Desperate times call for desperate measures. A district in the Indian state of Punjab that has been reeling due to an extreme water crisis has found a peculiar way to deal with it. The inhabitants of the northern state’s Ferozepur district have to plant at least ten tree saplings to obtain a firearms licence. It may sound bizarre but it’s a well-thought strategy devised by the local administration: trees are the natural rechargers of underground water and also slow down stormwater runoff. This is also a major step in creating awareness about an environment that has virtually been gasping for breath.
Tree planting for gun licences in Ferozepur
The order promulgated on World Environment Day on 5 June clearly states that those seeking gun licences have to plant at least ten trees.“We’ve strictly asked the applicants to plant ten saplings and take a selfie to get the application form for the licence,” says Chander Gaind, Deputy Commissioner of Ferozepur district, praised in government and public circles for this unique initiative. “The applicant has to visit us again after one month with a selfie to prove that the saplings are being taken care of. The official proceedings for the licence start only if the activity has been managed well”.
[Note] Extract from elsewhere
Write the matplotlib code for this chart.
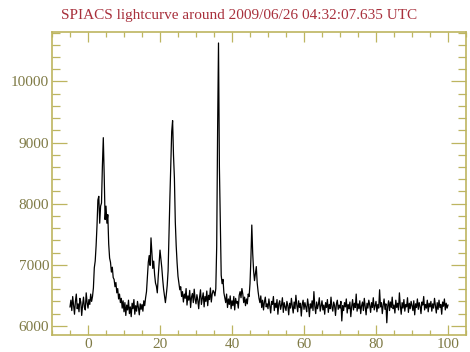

Chander says that he has received over 100 applications since the order was passed. “We aim to plant at least 12,000 saplings in the next year. We also plan to extend the rule to the renewal of licences, which would further boost the green environment. We receive around 500 applications for renewable licences every month and around 5,000 saplings can be grown in that period, which can translate into 60,000 a year”. The district alone has around 20,000 gun users, he adds.
Tackling the water crisis in India
“Since the implementation of the rule, I’ve been receiving accolades on social media”, Chander points out, specifying that the overwhelming response has encouraged him to create awareness on the project. “I think that the same rule, if implemented across the country, could bring a sea change in the environment and could help mitigate the water crisis.”
Punjab, the state that derives its name from five rivers – Beas, Sutlej, Ravi, Jhelum and Chenab – has grappled with extreme water shortages throughout its history, like many other in India. Massive exploitation of underground water has led to water scarcity in several of the state’s regions. Guzzling water on rice paddies, for example, is one of the causes of the sorry state of affairs. In some of the districts, water has been rendered unsuitable for irrigation due to excessive use.
Government reports fear that Punjab is on the verge of becoming a dry state, and that the change may occur in just a few years if no timely action is taken to save underground water. Besides, extensive development works including widening of roads and building of flyovers has also led to dwindling green cover, which may in part be recovered thanks to the unique initiative adopted in Ferozepur.